Despite not being active since 2014’s The Endless River, and Nick Mason quoting David Gilmour as “declaring that it was definitely, indubitably, irrefutably Pink Floyd’s last album”, there does seem to be an awful lot of Pink Floyd around these days. Admittedly a lot of that has to do with it being the 50th anniversary of the band, or at least the release of their still astonishing debut album The Piper At The Gates Of Dawn, given the band’s roots can be traced back to 1965 and they were performing live as The Pink Floyd in 1966.
Still, a 50th anniversary is nothing to be sniffed at, and the current Their Mortal Remains exhibition at the V&A Museum is a fitting reminder of one of the most majestic careers in British rock music.
To that end, the resplendent, heavyweight tome that accompanies the exhibition goes way beyond the definition of an exhibition guide. With access to the band’s archives, Their Mortal Remains is a treasure trove of delights for fans. But it’s not just the visual side that sets it aside as something extra and worthwhile.
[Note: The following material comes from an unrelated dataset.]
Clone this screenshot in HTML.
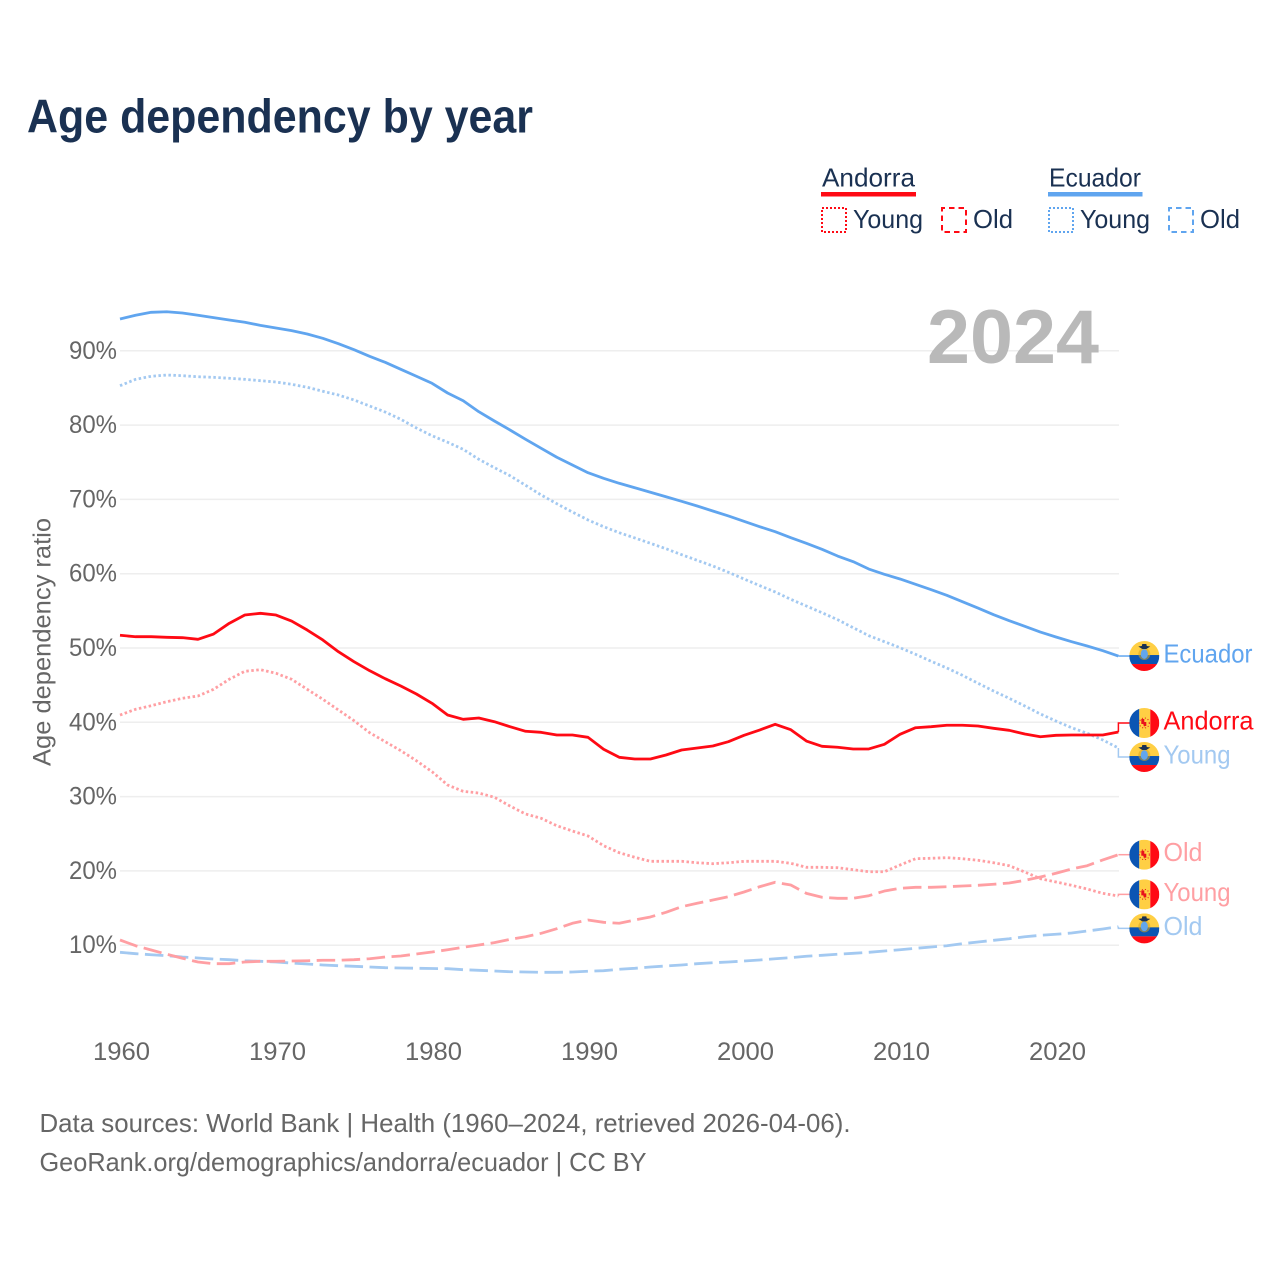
<!DOCTYPE html>
<html lang="en">
<head>
<meta charset="utf-8">
<title>Age dependency by year</title>
<style>
html,body{margin:0;padding:0;background:#fff;width:1280px;height:1280px;overflow:hidden}
svg{display:block;font-family:"Liberation Sans",sans-serif}
</style>
</head>
<body>
<svg id="chart" xmlns="http://www.w3.org/2000/svg" width="1280" height="1280" viewBox="0 0 1280 1280">
  <defs>
    <clipPath id="flag-clip"><circle cx="0" cy="0" r="15"/></clipPath>
    <g id="flag-ecuador" clip-path="url(#flag-clip)">
      <rect x="-15" y="-15" width="30" height="15" fill="#ffcf44"/>
      <rect x="-15" y="-1" width="30" height="9" fill="#0b55b3"/>
      <rect x="-15" y="8" width="30" height="8" fill="#ff0a14"/>
      <circle cx="0" cy="-2" r="6" fill="#d9a520" opacity=".55"/>
      <ellipse cx="0" cy="-2" rx="3.6" ry="4.8" fill="#62a6ee"/>
      <path d="M-6 -9.5 L-2.5 -10 L-2 -12 L2 -12 L2.5 -10 L6 -9.5 L2 -7 L-2 -7Z" fill="#1a3152"/>
    </g>
    <g id="flag-andorra" clip-path="url(#flag-clip)">
      <rect x="-15" y="-15" width="10" height="30" fill="#0b55b3"/>
      <rect x="-5" y="-15" width="11" height="30" fill="#ffcf44"/>
      <rect x="6" y="-15" width="9" height="30" fill="#ff0a14"/>
      <path d="M-3 -4 H0 V-1 H2 V3 H0 V5 L-1 1 H-3Z" fill="#e8121c"/>
      <circle cx="0" cy="0" r="5" fill="none" stroke="#e8121c" stroke-width="1" stroke-dasharray="1 2"/>
    </g>
  </defs>

  <text x="27" y="132.5" font-size="47" font-weight="700" fill="#1a3152" textLength="506" lengthAdjust="spacingAndGlyphs">Age dependency by year</text>

  <g>
    <text x="822" y="186.5" font-size="26" fill="#1a3152" textLength="93" lengthAdjust="spacingAndGlyphs">Andorra</text>
    <rect x="821" y="192" width="95" height="4.5" fill="#ff0a14"/>
    <rect x="822" y="208" width="24" height="24" fill="none" stroke="#ff0a14" stroke-width="2" stroke-dasharray="2 2"/>
    <text x="853" y="228" font-size="26" fill="#1a3152" textLength="70" lengthAdjust="spacingAndGlyphs">Young</text>
    <rect x="942" y="208" width="24" height="24" fill="none" stroke="#ff0a14" stroke-width="2" stroke-dasharray="5.5 4" stroke-dashoffset="2.5"/>
    <text x="973" y="228" font-size="26" fill="#1a3152" textLength="40" lengthAdjust="spacingAndGlyphs">Old</text>

    <text x="1049" y="186.5" font-size="26" fill="#1a3152" textLength="92" lengthAdjust="spacingAndGlyphs">Ecuador</text>
    <rect x="1048" y="192" width="94.5" height="4.5" fill="#60a5ef"/>
    <rect x="1049" y="208" width="24" height="24" fill="none" stroke="#60a5ef" stroke-width="2" stroke-dasharray="2 2"/>
    <text x="1080" y="228" font-size="26" fill="#1a3152" textLength="70" lengthAdjust="spacingAndGlyphs">Young</text>
    <rect x="1169" y="208" width="24" height="24" fill="none" stroke="#60a5ef" stroke-width="2" stroke-dasharray="5.5 4" stroke-dashoffset="2.5"/>
    <text x="1200" y="228" font-size="26" fill="#1a3152" textLength="40" lengthAdjust="spacingAndGlyphs">Old</text>
  </g>

  <g id="grid"></g>
  <g id="y-ticks"></g>
  <g id="x-ticks"></g>

  <text transform="translate(50.5 642) rotate(-90)" text-anchor="middle" font-size="25" fill="#666" textLength="248" lengthAdjust="spacingAndGlyphs">Age dependency ratio</text>
  <text x="927" y="363" font-size="76" font-weight="700" fill="#b9b9b9" textLength="172" lengthAdjust="spacingAndGlyphs">2024</text>

  <g id="series"></g>
  <g id="end-labels"></g>

  <g>
    <text x="39.5" y="1132" font-size="26" fill="#666" textLength="811" lengthAdjust="spacingAndGlyphs">Data sources: World Bank | Health (1960–2024, retrieved 2026-04-06).</text>
    <text x="39.5" y="1171" font-size="26" fill="#666" textLength="607" lengthAdjust="spacingAndGlyphs">GeoRank.org/demographics/andorra/ecuador | CC BY</text>
  </g>
</svg>

<script>
const years = [1960,1961,1962,1963,1964,1965,1966,1967,1968,1969,1970,1971,1972,1973,1974,1975,1976,1977,1978,1979,1980,1981,1982,1983,1984,1985,1986,1987,1988,1989,1990,1991,1992,1993,1994,1995,1996,1997,1998,1999,2000,2001,2002,2003,2004,2005,2006,2007,2008,2009,2010,2011,2012,2013,2014,2015,2016,2017,2018,2019,2020,2021,2022,2023,2024];

const ecuadorTotal = [94.28,94.78,95.18,95.26,95.09,94.78,94.46,94.15,93.84,93.43,93.07,92.71,92.26,91.68,90.96,90.15,89.26,88.45,87.51,86.57,85.63,84.32,83.28,81.80,80.55,79.34,78.09,76.88,75.67,74.63,73.59,72.84,72.17,71.57,70.96,70.36,69.74,69.11,68.44,67.77,67.05,66.33,65.65,64.85,64.09,63.28,62.38,61.62,60.63,59.92,59.29,58.57,57.85,57.09,56.23,55.38,54.48,53.67,52.92,52.15,51.48,50.85,50.27,49.64,48.92];

const ecuadorYoung = [85.30,86.16,86.57,86.74,86.65,86.51,86.43,86.30,86.16,85.98,85.80,85.49,85.09,84.55,84.05,83.38,82.57,81.76,80.78,79.61,78.57,77.69,76.74,75.40,74.27,73.19,71.90,70.59,69.42,68.30,67.23,66.33,65.52,64.81,64.09,63.36,62.56,61.80,61.04,60.19,59.29,58.40,57.54,56.55,55.65,54.75,53.81,52.73,51.66,50.85,50.04,49.15,48.21,47.31,46.33,45.25,44.21,43.23,42.19,41.12,40.17,39.27,38.52,37.62,36.54];

const ecuadorOld = [9.04,8.86,8.72,8.59,8.41,8.28,8.14,8.05,7.91,7.83,7.74,7.60,7.47,7.34,7.24,7.16,7.07,6.97,6.93,6.90,6.86,6.84,6.70,6.62,6.53,6.43,6.39,6.35,6.35,6.39,6.49,6.57,6.76,6.89,7.07,7.20,7.34,7.51,7.64,7.74,7.87,8.01,8.18,8.32,8.51,8.64,8.78,8.91,9.04,9.22,9.39,9.58,9.76,9.93,10.20,10.43,10.66,10.87,11.14,11.33,11.47,11.64,11.91,12.18,12.49];

const andorraTotal = [51.71,51.52,51.52,51.44,51.39,51.17,51.88,53.32,54.44,54.67,54.44,53.63,52.42,51.08,49.50,48.16,46.95,45.87,44.89,43.81,42.56,40.98,40.40,40.58,40.08,39.41,38.79,38.65,38.29,38.29,37.98,36.37,35.29,35.06,35.06,35.60,36.27,36.54,36.81,37.39,38.25,38.96,39.73,39.00,37.48,36.77,36.64,36.41,36.41,37.04,38.38,39.27,39.41,39.60,39.60,39.50,39.19,38.92,38.43,38.06,38.25,38.29,38.29,38.29,38.69];

const andorraYoung = [40.98,41.75,42.23,42.77,43.23,43.54,44.44,45.79,46.86,47.08,46.60,45.79,44.44,43.10,41.66,40.22,38.60,37.39,36.18,34.83,33.35,31.56,30.71,30.48,29.91,28.73,27.66,27.08,26.08,25.37,24.70,23.39,22.45,21.83,21.29,21.29,21.29,21.10,20.97,21.10,21.29,21.29,21.29,21.02,20.48,20.48,20.43,20.16,19.89,19.89,20.79,21.64,21.70,21.78,21.64,21.43,21.10,20.70,19.85,18.95,18.51,18.06,17.56,16.98,16.62];

const andorraOld = [10.70,9.93,9.35,8.78,8.24,7.74,7.51,7.51,7.74,7.83,7.83,7.87,7.91,7.97,7.97,8.05,8.18,8.41,8.55,8.82,9.08,9.39,9.72,10.03,10.34,10.79,11.14,11.60,12.22,12.95,13.39,13.08,12.95,13.39,13.80,14.43,15.18,15.64,16.08,16.53,17.16,17.87,18.47,18.10,16.98,16.45,16.31,16.31,16.66,17.29,17.66,17.79,17.79,17.87,17.97,18.06,18.20,18.37,18.73,19.18,19.68,20.26,20.70,21.47,22.18];

const yTickValues = [10,20,30,40,50,60,70,80,90];
const xTickValues = [1960,1970,1980,1990,2000,2010,2020];

const SVGNS = 'http://www.w3.org/2000/svg';
const RED = '#ff0a14', BLUE = '#60a5ef', LIGHT_RED = '#ff9fa3', LIGHT_BLUE = '#a3c9f1';
const DOTTED = '2.5 2.5', DASHED = '18.5 6.5';

function xScale(year) { return 120 + (year - 1960) * 15.6; }
function yScale(value) { return 945.2 - (value - 10) * 7.43; }

function make(tag, attrs, parent, text) {
  const el = document.createElementNS(SVGNS, tag);
  for (const k in attrs) el.setAttribute(k, attrs[k]);
  if (text !== undefined) el.textContent = text;
  parent.appendChild(el);
  return el;
}

const gridG = document.getElementById('grid');
const yTickG = document.getElementById('y-ticks');
const xTickG = document.getElementById('x-ticks');
const seriesG = document.getElementById('series');
const labelsG = document.getElementById('end-labels');

yTickValues.forEach(function (v) {
  const line = make('line', {x1: 120, x2: 1119, y1: yScale(v), y2: yScale(v), stroke: '#eeeeee', 'stroke-width': 1.5}, gridG);
  
  
  const label = make('text', {x: 117, y: yScale(v) + 8, 'text-anchor': 'end', 'font-size': 25, fill: '#666', textLength: 48, lengthAdjust: 'spacingAndGlyphs'}, yTickG, v + '%');
  
  
});

xTickValues.forEach(function (yr) {
  const label = make('text', {x: xScale(yr) + 1.5, y: 1060, 'text-anchor': 'middle', 'font-size': 25, fill: '#666', textLength: 57, lengthAdjust: 'spacingAndGlyphs'}, xTickG, String(yr));
  
  
});

const seriesList = [
  {id: 'ecuador-old', values: ecuadorOld, color: LIGHT_BLUE, dash: DASHED, label: 'Old', flag: 'flag-ecuador', width: 39},
  {id: 'andorra-old', values: andorraOld, color: LIGHT_RED, dash: DASHED, label: 'Old', flag: 'flag-andorra', width: 39},
  {id: 'ecuador-young', values: ecuadorYoung, color: LIGHT_BLUE, dash: DOTTED, label: 'Young', flag: 'flag-ecuador', width: 67},
  {id: 'andorra-young', values: andorraYoung, color: LIGHT_RED, dash: DOTTED, label: 'Young', flag: 'flag-andorra', width: 67},
  {id: 'ecuador-total', values: ecuadorTotal, color: BLUE, dash: null, label: 'Ecuador', flag: 'flag-ecuador', width: 89},
  {id: 'andorra-total', values: andorraTotal, color: RED, dash: null, label: 'Andorra', flag: 'flag-andorra', width: 90}
];

seriesList.forEach(function (s) {
  const d = s.values.map(function (v, i) {
    return (i ? 'L' : 'M') + xScale(years[i]).toFixed(2) + ' ' + yScale(v).toFixed(2);
  }).join('');
  const attrs = {d: d, fill: 'none', stroke: s.color, 'stroke-width': 2.8, 'stroke-linejoin': 'round'};
  if (s.dash) attrs['stroke-dasharray'] = s.dash;
  const path = make('path', attrs, seriesG);
  
  
});

/* end labels: start at each series' last value, then push neighbours apart */
const slots = seriesList.map(function (s) {
  const last = s.values[s.values.length - 1];
  return {s: s, raw: yScale(last), y: yScale(last)};
}).sort(function (a, b) { return a.y - b.y; });

for (let pass = 0; pass < 20; pass++) {
  for (let i = 1; i < slots.length; i++) {
    const gap = slots[i].y - slots[i - 1].y;
    if (gap < 34) {
      const push = (34 - gap) / 2;
      slots[i - 1].y -= push;
      slots[i].y += push;
    }
  }
}

slots.forEach(function (slot) {
  const s = slot.s;
  const endX = xScale(years[years.length - 1]);
  const leader = make('path', {d: 'M' + endX + ' ' + slot.raw + 'V' + slot.y + 'H1130', fill: 'none', stroke: s.color, 'stroke-width': 1.5}, labelsG);
  
  

  const flag = make('use', {href: '#' + s.flag, transform: 'translate(1144.3 ' + slot.y + ')'}, labelsG);
  
  

  const label = make('text', {x: 1163.5, y: slot.y + 6.5, 'font-size': 26, fill: s.color, textLength: s.width, lengthAdjust: 'spacingAndGlyphs'}, labelsG, s.label);
  
  
});
</script>
</body>
</html>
There are five essays from the likes of composer Howard Goodall and commentator Jon Savage, while band biographer and sometime Prog writer Mark Blake also weighs in with a reappraisal of the band’s magical back catalogue.
With its striking lenticular Dark Side Of The Moon prism cover and a more than reasonable cover price of £26, if you can’t actually get to the exhibition itself then this worthy volume almost makes up for it.
Nick Mason’s avuncular tome Inside Out, prefaced A Personal History Of Pink Floyd, has also been updated and reissued. Aside from the restyled cover, we get a new chapter which addresses recent Floydian comings and goings such as the release of The Endless River, The Early Years box set and the aforementioned Their Mortal Remains exhibition.
This writer would have liked a more in-depth recall of the recording process of The Endless River. And Mason once told this writer he felt like a ship’s cook keeping his head down in the galley, popping up when the coast was clear, so that the affable Mason has remained great friends with both warring factions of the band, touring with Waters and remaining one of two members of Pink Floyd is a credit to his role in the band. He offsets Gilmour’s curmudgeonly assertion that “this is the end” for the band with a mischievous “but you never know…” offering fans some hope that the seemingly impossible might happen once more.